### What to do
Write out the full listing exactly as given, minus the images.

---*---

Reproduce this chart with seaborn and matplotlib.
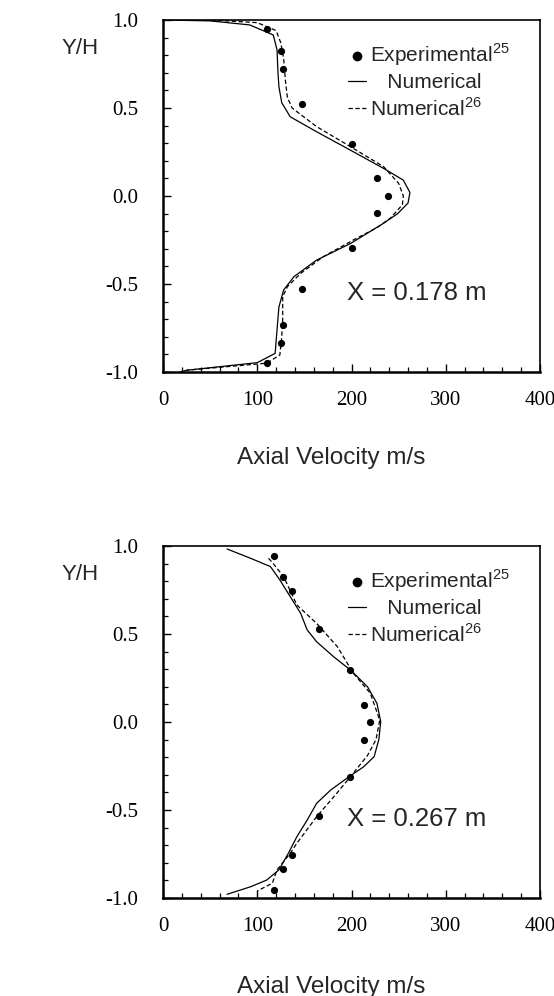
import matplotlib
matplotlib.use("Agg")
import matplotlib.pyplot as plt
import seaborn as sns
import numpy as np
from matplotlib.ticker import MultipleLocator

# ---------------- data ----------------
# X = 0.178 m
top_exp_v = [110, 125, 127, 148, 200, 227, 239, 227, 201, 148, 127, 125, 110]
top_exp_y = [0.947, 0.824, 0.72, 0.523, 0.295, 0.10, 0.0, -0.098, -0.297, -0.528, -0.731, -0.833, -0.947]

top_num_v = [0, 50, 92, 117, 121, 122, 123, 126, 135, 163, 199, 234, 255, 262, 260, 249, 234, 199, 163, 139, 128, 123, 121, 119, 100, 25, 18]
top_num_y = [1.0, 0.995, 0.972, 0.915, 0.83, 0.70, 0.62, 0.53, 0.45, 0.365, 0.26, 0.157, 0.09, 0.02, -0.04, -0.10, -0.155, -0.27, -0.364, -0.458, -0.534, -0.63, -0.76, -0.894, -0.947, -0.99, -1.0]

top_ref_v = [0, 60, 100, 120, 125, 128, 130, 132, 137, 163, 199, 234, 250, 255, 254, 241, 227, 202, 170, 146, 132, 127, 127, 126, 124, 110, 25]
top_ref_y = [1.0, 0.997, 0.985, 0.94, 0.87, 0.78, 0.65, 0.56, 0.50, 0.394, 0.28, 0.167, 0.072, 0.0, -0.05, -0.127, -0.18, -0.25, -0.345, -0.44, -0.515, -0.572, -0.705, -0.80, -0.903, -0.95, -0.99]

# X = 0.267 m
bot_exp_v = [118, 127, 137, 166, 198, 213, 220, 213, 198, 166, 137, 127, 118]
bot_exp_y = [0.945, 0.826, 0.744, 0.527, 0.295, 0.097, 0.0, -0.10, -0.31, -0.534, -0.756, -0.835, -0.955]

bot_num_v = [68, 93, 114, 124, 135, 146, 153, 163, 181, 199, 217, 227, 231, 229, 224, 213, 195, 178, 163, 153, 142, 133, 123, 110, 93, 68]
bot_num_y = [0.983, 0.93, 0.883, 0.807, 0.712, 0.618, 0.523, 0.456, 0.371, 0.295, 0.20, 0.106, 0.002, -0.10, -0.197, -0.254, -0.32, -0.386, -0.462, -0.557, -0.652, -0.746, -0.84, -0.898, -0.936, -0.979]

bot_ref_v = [112, 117, 128, 142, 163, 185, 202, 220, 230, 226, 217, 199, 182, 163, 142, 135, 121, 116, 100]
bot_ref_y = [0.93, 0.90, 0.826, 0.665, 0.56, 0.428, 0.277, 0.163, 0.01, -0.10, -0.19, -0.31, -0.42, -0.538, -0.689, -0.746, -0.84, -0.916, -0.96]

x_ticks = [0, 100, 200, 300, 400]
y_ticks = [-1.0, -0.5, 0.0, 0.5, 1.0]
legend_labels = ["Experimental$^{25}$", "   Numerical", "Numerical$^{26}$"]
x_label = "Axial Velocity m/s"
y_label = "Y/H"
stations = ["X = 0.178 m", "X = 0.267 m"]

# ---------------- style ----------------
sns.set_theme(style="ticks")
plt.rcParams["font.family"] = ["Liberation Sans", "DejaVu Sans"]
plt.rcParams["mathtext.fontset"] = "custom"
plt.rcParams["mathtext.rm"] = "Liberation Sans"

fig = plt.figure(figsize=(5.54, 9.96), dpi=100)
W, H = 554, 996
ax_top = fig.add_axes([163 / W, 1 - 372 / H, 377 / W, 352 / H])
ax_bot = fig.add_axes([163 / W, 1 - 898 / H, 377 / W, 352 / H])

panels = [
    (ax_top, top_exp_v, top_exp_y, top_num_v, top_num_y, top_ref_v, top_ref_y, stations[0]),
    (ax_bot, bot_exp_v, bot_exp_y, bot_num_v, bot_num_y, bot_ref_v, bot_ref_y, stations[1]),
]

for ax, ev, ey, nv, ny, rv, ry, st in panels:
    sns.scatterplot(x=ev, y=ey, ax=ax, color="black", s=27, marker="o",
                    edgecolor="black", linewidth=0, label=legend_labels[0], zorder=3)
    sns.lineplot(x=nv, y=ny, ax=ax, sort=False, estimator=None, color="black",
                 linewidth=0.9, label=legend_labels[1])
    sns.lineplot(x=rv, y=ry, ax=ax, sort=False, estimator=None, color="black",
                 linewidth=0.9, linestyle=(0, (3.5, 2.0)), label=legend_labels[2])

    ax.set_xlim(0, 400)
    ax.set_ylim(-1.0, 1.0)
    ax.set_xticks(x_ticks)
    ax.set_yticks(y_ticks)
    ax.set_xticklabels([str(t) for t in x_ticks])
    ax.set_yticklabels([f"{t:.1f}" for t in y_ticks])
    ax.xaxis.set_minor_locator(MultipleLocator(20))
    ax.yaxis.set_minor_locator(MultipleLocator(0.1))
    ax.tick_params(which="major", direction="in", length=6, width=1.0, colors="black")
    ax.tick_params(which="minor", direction="in", length=3.5, width=0.9, colors="black")
    ax.tick_params(axis="y", which="major", pad=18)
    ax.tick_params(axis="x", which="major", pad=14)
    for lab in ax.get_xticklabels() + ax.get_yticklabels():
        lab.set_fontfamily("Liberation Serif")
        lab.set_fontsize(15)
    ax.set_xlabel("")
    ax.set_ylabel("")
    for side in ["left", "bottom"]:
        ax.spines[side].set_linewidth(1.8)
    for side in ["top", "right"]:
        ax.spines[side].set_visible(True)
        ax.spines[side].set_linewidth(1.2)
    for sp in ax.spines.values():
        sp.set_color("black")

    leg = ax.legend(loc="upper left", bbox_to_anchor=(0.49, 0.94), frameon=False,
                    fontsize=15, handlelength=0.9, handletextpad=0.15,
                    labelspacing=0.25, borderpad=0, borderaxespad=0, markerscale=1.35)

    ax.text(195, -0.55, st, fontsize=18.5, ha="left", va="center")
    ax.text(-0.22, 0.92, y_label, transform=ax.transAxes, fontsize=16,
            ha="center", va="center")
    ax.text(0.446, -0.245 if ax is ax_top else -0.253, x_label,
            transform=ax.transAxes, fontsize=17.5, ha="center", va="center")

fig.savefig("out.png", dpi=100)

---*---

### Full answer
Reproduce this chart with seaborn and matplotlib.
import matplotlib
matplotlib.use("Agg")
import matplotlib.pyplot as plt
import seaborn as sns
import numpy as np
from matplotlib.ticker import MultipleLocator

# ---------------- data ----------------
# X = 0.178 m
top_exp_v = [110, 125, 127, 148, 200, 227, 239, 227, 201, 148, 127, 125, 110]
top_exp_y = [0.947, 0.824, 0.72, 0.523, 0.295, 0.10, 0.0, -0.098, -0.297, -0.528, -0.731, -0.833, -0.947]

top_num_v = [0, 50, 92, 117, 121, 122, 123, 126, 135, 163, 199, 234, 255, 262, 260, 249, 234, 199, 163, 139, 128, 123, 121, 119, 100, 25, 18]
top_num_y = [1.0, 0.995, 0.972, 0.915, 0.83, 0.70, 0.62, 0.53, 0.45, 0.365, 0.26, 0.157, 0.09, 0.02, -0.04, -0.10, -0.155, -0.27, -0.364, -0.458, -0.534, -0.63, -0.76, -0.894, -0.947, -0.99, -1.0]

top_ref_v = [0, 60, 100, 120, 125, 128, 130, 132, 137, 163, 199, 234, 250, 255, 254, 241, 227, 202, 170, 146, 132, 127, 127, 126, 124, 110, 25]
top_ref_y = [1.0, 0.997, 0.985, 0.94, 0.87, 0.78, 0.65, 0.56, 0.50, 0.394, 0.28, 0.167, 0.072, 0.0, -0.05, -0.127, -0.18, -0.25, -0.345, -0.44, -0.515, -0.572, -0.705, -0.80, -0.903, -0.95, -0.99]

# X = 0.267 m
bot_exp_v = [118, 127, 137, 166, 198, 213, 220, 213, 198, 166, 137, 127, 118]
bot_exp_y = [0.945, 0.826, 0.744, 0.527, 0.295, 0.097, 0.0, -0.10, -0.31, -0.534, -0.756, -0.835, -0.955]

bot_num_v = [68, 93, 114, 124, 135, 146, 153, 163, 181, 199, 217, 227, 231, 229, 224, 213, 195, 178, 163, 153, 142, 133, 123, 110, 93, 68]
bot_num_y = [0.983, 0.93, 0.883, 0.807, 0.712, 0.618, 0.523, 0.456, 0.371, 0.295, 0.20, 0.106, 0.002, -0.10, -0.197, -0.254, -0.32, -0.386, -0.462, -0.557, -0.652, -0.746, -0.84, -0.898, -0.936, -0.979]

bot_ref_v = [112, 117, 128, 142, 163, 185, 202, 220, 230, 226, 217, 199, 182, 163, 142, 135, 121, 116, 100]
bot_ref_y = [0.93, 0.90, 0.826, 0.665, 0.56, 0.428, 0.277, 0.163, 0.01, -0.10, -0.19, -0.31, -0.42, -0.538, -0.689, -0.746, -0.84, -0.916, -0.96]

x_ticks = [0, 100, 200, 300, 400]
y_ticks = [-1.0, -0.5, 0.0, 0.5, 1.0]
legend_labels = ["Experimental$^{25}$", "   Numerical", "Numerical$^{26}$"]
x_label = "Axial Velocity m/s"
y_label = "Y/H"
stations = ["X = 0.178 m", "X = 0.267 m"]

# ---------------- style ----------------
sns.set_theme(style="ticks")
plt.rcParams["font.family"] = ["Liberation Sans", "DejaVu Sans"]
plt.rcParams["mathtext.fontset"] = "custom"
plt.rcParams["mathtext.rm"] = "Liberation Sans"

fig = plt.figure(figsize=(5.54, 9.96), dpi=100)
W, H = 554, 996
ax_top = fig.add_axes([163 / W, 1 - 372 / H, 377 / W, 352 / H])
ax_bot = fig.add_axes([163 / W, 1 - 898 / H, 377 / W, 352 / H])

panels = [
    (ax_top, top_exp_v, top_exp_y, top_num_v, top_num_y, top_ref_v, top_ref_y, stations[0]),
    (ax_bot, bot_exp_v, bot_exp_y, bot_num_v, bot_num_y, bot_ref_v, bot_ref_y, stations[1]),
]

for ax, ev, ey, nv, ny, rv, ry, st in panels:
    sns.scatterplot(x=ev, y=ey, ax=ax, color="black", s=27, marker="o",
                    edgecolor="black", linewidth=0, label=legend_labels[0], zorder=3)
    sns.lineplot(x=nv, y=ny, ax=ax, sort=False, estimator=None, color="black",
                 linewidth=0.9, label=legend_labels[1])
    sns.lineplot(x=rv, y=ry, ax=ax, sort=False, estimator=None, color="black",
                 linewidth=0.9, linestyle=(0, (3.5, 2.0)), label=legend_labels[2])

    ax.set_xlim(0, 400)
    ax.set_ylim(-1.0, 1.0)
    ax.set_xticks(x_ticks)
    ax.set_yticks(y_ticks)
    ax.set_xticklabels([str(t) for t in x_ticks])
    ax.set_yticklabels([f"{t:.1f}" for t in y_ticks])
    ax.xaxis.set_minor_locator(MultipleLocator(20))
    ax.yaxis.set_minor_locator(MultipleLocator(0.1))
    ax.tick_params(which="major", direction="in", length=6, width=1.0, colors="black")
    ax.tick_params(which="minor", direction="in", length=3.5, width=0.9, colors="black")
    ax.tick_params(axis="y", which="major", pad=18)
    ax.tick_params(axis="x", which="major", pad=14)
    for lab in ax.get_xticklabels() + ax.get_yticklabels():
        lab.set_fontfamily("Liberation Serif")
        lab.set_fontsize(15)
    ax.set_xlabel("")
    ax.set_ylabel("")
    for side in ["left", "bottom"]:
        ax.spines[side].set_linewidth(1.8)
    for side in ["top", "right"]:
        ax.spines[side].set_visible(True)
        ax.spines[side].set_linewidth(1.2)
    for sp in ax.spines.values():
        sp.set_color("black")

    leg = ax.legend(loc="upper left", bbox_to_anchor=(0.49, 0.94), frameon=False,
                    fontsize=15, handlelength=0.9, handletextpad=0.15,
                    labelspacing=0.25, borderpad=0, borderaxespad=0, markerscale=1.35)

    ax.text(195, -0.55, st, fontsize=18.5, ha="left", va="center")
    ax.text(-0.22, 0.92, y_label, transform=ax.transAxes, fontsize=16,
            ha="center", va="center")
    ax.text(0.446, -0.245 if ax is ax_top else -0.253, x_label,
            transform=ax.transAxes, fontsize=17.5, ha="center", va="center")

fig.savefig("out.png", dpi=100)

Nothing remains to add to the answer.